━━━ Provided material ━━━

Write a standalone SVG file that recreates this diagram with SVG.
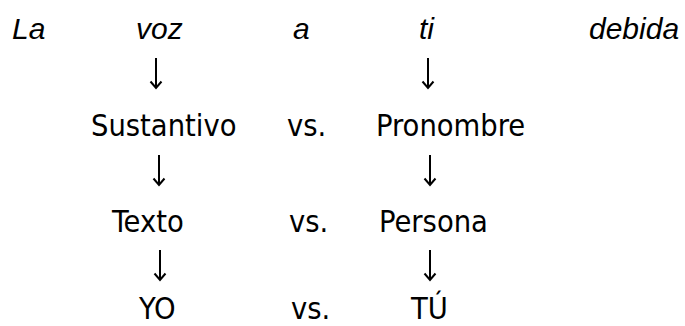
<svg xmlns="http://www.w3.org/2000/svg" width="685" height="326" viewBox="0 0 685 326">
  <style>
    .it { font-family: "Liberation Sans", Arial, sans-serif; font-style: italic; font-size: 30px; fill: #000; }
    .tx { font-family: "DejaVu Sans Condensed", "DejaVu Sans", sans-serif; font-stretch: condensed; font-size: 30.5px; fill: #000; }
    .arrow { fill: none; stroke: #000; stroke-width: 2; }
    .head { fill: none; stroke: #000; stroke-width: 2; stroke-linejoin: miter; }
  </style>
  <defs>
    <!-- one down arrow, 31px tall, tip at (0,31) -->
    <g id="down">
      <line class="arrow" x1="0" y1="0" x2="0" y2="30"/>
      <polyline class="head" points="-5.5,23.5 0,30 5.5,23.5"/>
    </g>
  </defs>
  <rect width="685" height="326" fill="#fff"/>

  <!-- verse line -->
  <g id="verse">
    <text class="it" x="12" y="39">La</text>
    <text class="it" x="136" y="39">voz</text>
    <text class="it" x="293" y="39">a</text>
    <text class="it" x="419" y="39">ti</text>
    <text class="it" x="589" y="39">debida</text>
  </g>

  <!-- first opposition -->
  <g id="sustantivo"><text class="tx" x="91" y="136">Sustantivo</text></g>
  <g id="vs1"><text class="tx" x="287" y="136">vs.</text></g>
  <g id="pronombre"><text class="tx" x="376" y="136">Pronombre</text></g>

  <!-- second opposition -->
  <g id="texto"><text class="tx" x="112" y="232">Texto</text></g>
  <g id="vs2"><text class="tx" x="289" y="232">vs.</text></g>
  <g id="persona"><text class="tx" x="379" y="232">Persona</text></g>

  <!-- third opposition -->
  <g id="yo"><text class="tx" x="139" y="319">YO</text></g>
  <g id="vs3"><text class="tx" x="291" y="319">vs.</text></g>
  <g id="tu"><text class="tx" x="411" y="319">TÚ</text></g>

  <!-- downward arrows between rows -->
  <g id="connectors">
    <use href="#down" x="156" y="58"/>
    <use href="#down" x="428" y="58"/>
    <use href="#down" x="159" y="155"/>
    <use href="#down" x="430" y="155"/>
    <use href="#down" x="160" y="250"/>
    <use href="#down" x="430" y="250"/>
  </g>
</svg>
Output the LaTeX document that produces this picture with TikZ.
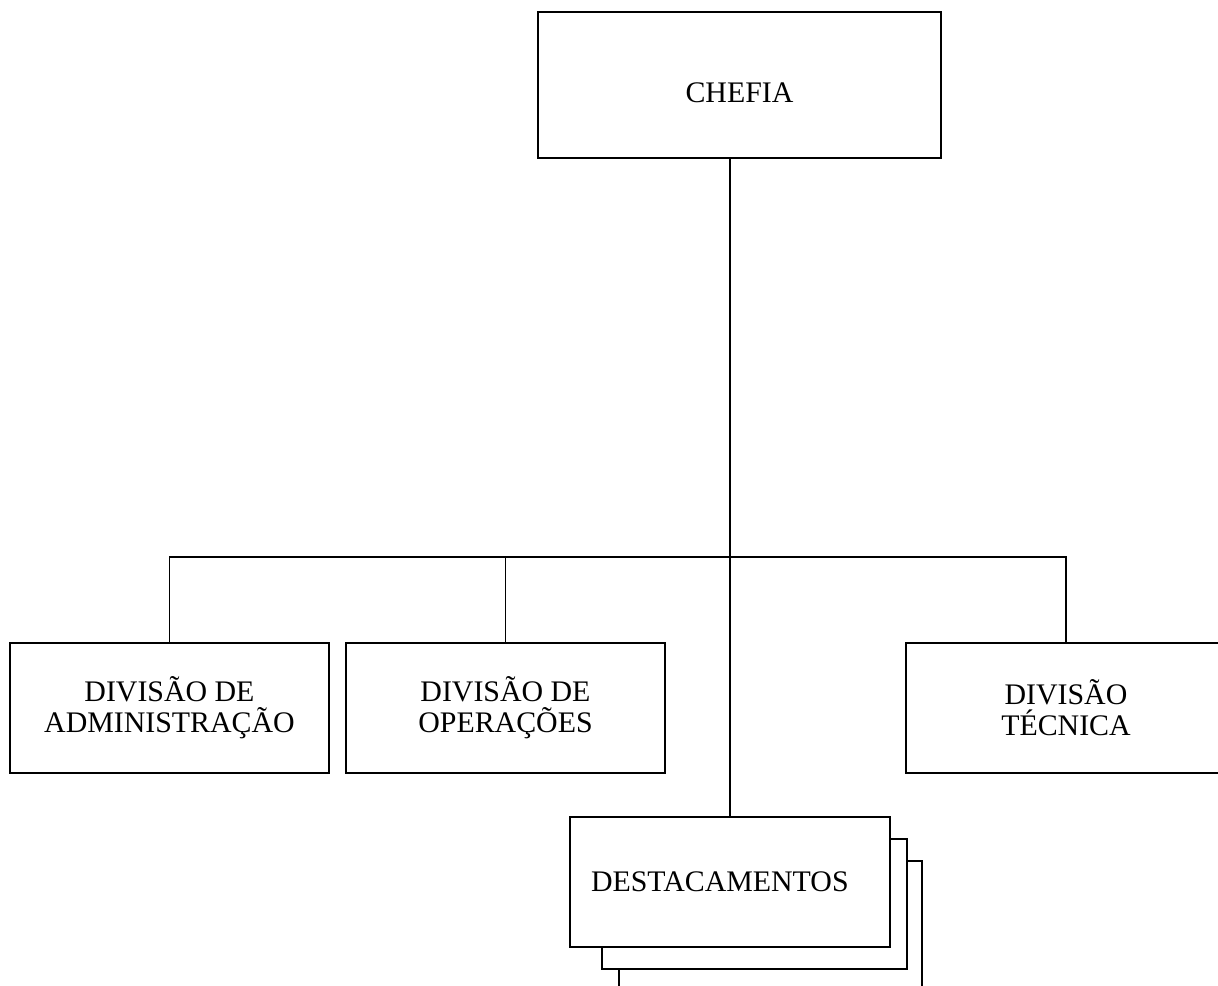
\documentclass[tikz,border=0pt]{standalone}
\usepackage{fontspec}
\setmainfont{Liberation Serif}
\usepackage{tikz}
\usetikzlibrary{positioning, calc}
\tikzset{
  unit/.style={rectangle, draw=black, fill=white, line width=0.8pt,
               minimum width=6.38cm, minimum height=2.6cm, align=center,
               font=\fontsize{17}{17.5}\selectfont},
  card/.style={rectangle, draw=black, fill=white, line width=0.8pt,
               minimum height=2.6cm},
  link/.style={draw=black, line width=0.8pt},
}

\begin{document}
\begin{tikzpicture}[x=0.02cm, y=-0.02cm]
  \clip (0,0) rectangle (1218,985);
  \fill[white] (0,0) rectangle (1218,985);

  \node[unit, minimum width=8.06cm, minimum height=2.92cm,
        text height=0.68cm, text depth=0cm] (chefia) at (739.5,85) {CHEFIA};

  \node[unit] (adm) at (169.5,708) {DIVISÃO DE\\ADMINISTRAÇÃO};
  \node[unit] (ope) at (505.5,708) {DIVISÃO DE\\OPERAÇÕES};
  \node[unit, minimum width=6.4cm] (tec) at (1066,708) {DIVISÃO\\TÉCNICA};

  % stacked cards behind destacamentos
  \node[card, minimum width=6.06cm] (destacC) at (770.5,926) {};
  \node[card, minimum width=6.1cm] (destacB) at (754.5,904) {};
  \node[unit, minimum width=6.4cm, inner xsep=0.42cm, text width=5.56cm,
        align=left] (destac) at (730,882) {DESTACAMENTOS};

  \coordinate (bus) at (731,557);

  \draw[link] (destac.north) -- (destac.north |- chefia.south);
  \draw[link] (adm.north) |- (bus) -| (tec.north);
  \draw[link] (ope.north) -- (ope.north |- bus);
\end{tikzpicture}
\end{document}
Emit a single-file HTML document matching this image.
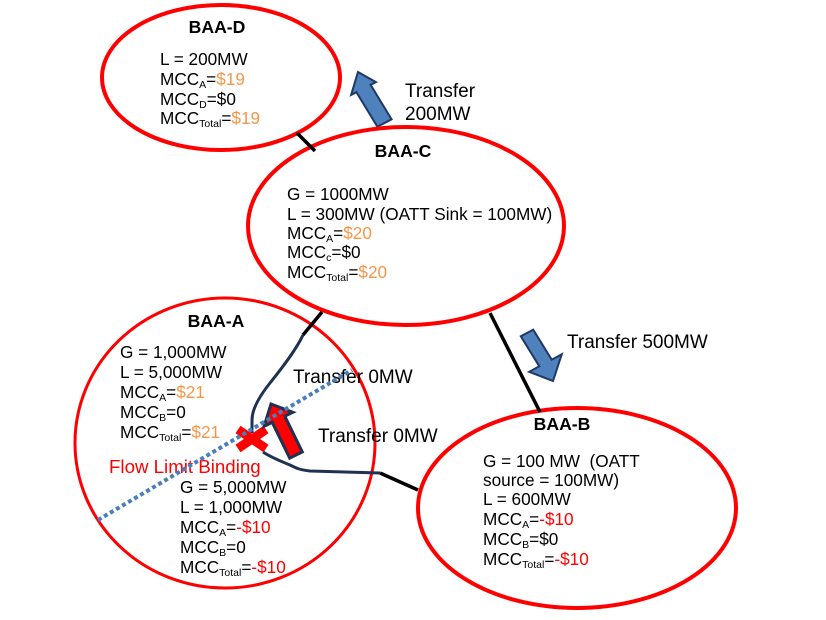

━━━

__The problem__
Exclude the pictures and transcribe all of the entries exactly.

__Task result__
Write a standalone SVG file that recreates this diagram with SVG.
<svg xmlns="http://www.w3.org/2000/svg" width="685" height="326" viewBox="0 0 685 326">
  <style>
    .it { font-family: "Liberation Sans", Arial, sans-serif; font-style: italic; font-size: 30px; fill: #000; }
    .tx { font-family: "DejaVu Sans Condensed", "DejaVu Sans", sans-serif; font-stretch: condensed; font-size: 30.5px; fill: #000; }
    .arrow { fill: none; stroke: #000; stroke-width: 2; }
    .head { fill: none; stroke: #000; stroke-width: 2; stroke-linejoin: miter; }
  </style>
  <defs>
    <!-- one down arrow, 31px tall, tip at (0,31) -->
    <g id="down">
      <line class="arrow" x1="0" y1="0" x2="0" y2="30"/>
      <polyline class="head" points="-5.5,23.5 0,30 5.5,23.5"/>
    </g>
  </defs>
  <rect width="685" height="326" fill="#fff"/>

  <!-- verse line -->
  <g id="verse">
    <text class="it" x="12" y="39">La</text>
    <text class="it" x="136" y="39">voz</text>
    <text class="it" x="293" y="39">a</text>
    <text class="it" x="419" y="39">ti</text>
    <text class="it" x="589" y="39">debida</text>
  </g>

  <!-- first opposition -->
  <g id="sustantivo"><text class="tx" x="91" y="136">Sustantivo</text></g>
  <g id="vs1"><text class="tx" x="287" y="136">vs.</text></g>
  <g id="pronombre"><text class="tx" x="376" y="136">Pronombre</text></g>

  <!-- second opposition -->
  <g id="texto"><text class="tx" x="112" y="232">Texto</text></g>
  <g id="vs2"><text class="tx" x="289" y="232">vs.</text></g>
  <g id="persona"><text class="tx" x="379" y="232">Persona</text></g>

  <!-- third opposition -->
  <g id="yo"><text class="tx" x="139" y="319">YO</text></g>
  <g id="vs3"><text class="tx" x="291" y="319">vs.</text></g>
  <g id="tu"><text class="tx" x="411" y="319">TÚ</text></g>

  <!-- downward arrows between rows -->
  <g id="connectors">
    <use href="#down" x="156" y="58"/>
    <use href="#down" x="428" y="58"/>
    <use href="#down" x="159" y="155"/>
    <use href="#down" x="430" y="155"/>
    <use href="#down" x="160" y="250"/>
    <use href="#down" x="430" y="250"/>
  </g>
</svg>
Output the LaTeX document that produces this picture with TikZ.
\documentclass[tikz,border=0pt]{standalone}
\usepackage{fontspec}
\setmainfont{Liberation Serif}
\usepackage{tikz}
\usetikzlibrary{positioning, calc}
\tikzset{
  unit/.style={rectangle, draw=black, fill=white, line width=0.8pt,
               minimum width=6.38cm, minimum height=2.6cm, align=center,
               font=\fontsize{17}{17.5}\selectfont},
  card/.style={rectangle, draw=black, fill=white, line width=0.8pt,
               minimum height=2.6cm},
  link/.style={draw=black, line width=0.8pt},
}

\begin{document}
\begin{tikzpicture}[x=0.02cm, y=-0.02cm]
  \clip (0,0) rectangle (1218,985);
  \fill[white] (0,0) rectangle (1218,985);

  \node[unit, minimum width=8.06cm, minimum height=2.92cm,
        text height=0.68cm, text depth=0cm] (chefia) at (739.5,85) {CHEFIA};

  \node[unit] (adm) at (169.5,708) {DIVISÃO DE\\ADMINISTRAÇÃO};
  \node[unit] (ope) at (505.5,708) {DIVISÃO DE\\OPERAÇÕES};
  \node[unit, minimum width=6.4cm] (tec) at (1066,708) {DIVISÃO\\TÉCNICA};

  % stacked cards behind destacamentos
  \node[card, minimum width=6.06cm] (destacC) at (770.5,926) {};
  \node[card, minimum width=6.1cm] (destacB) at (754.5,904) {};
  \node[unit, minimum width=6.4cm, inner xsep=0.42cm, text width=5.56cm,
        align=left] (destac) at (730,882) {DESTACAMENTOS};

  \coordinate (bus) at (731,557);

  \draw[link] (destac.north) -- (destac.north |- chefia.south);
  \draw[link] (adm.north) |- (bus) -| (tec.north);
  \draw[link] (ope.north) -- (ope.north |- bus);
\end{tikzpicture}
\end{document}
Emit a single-file HTML document matching this image.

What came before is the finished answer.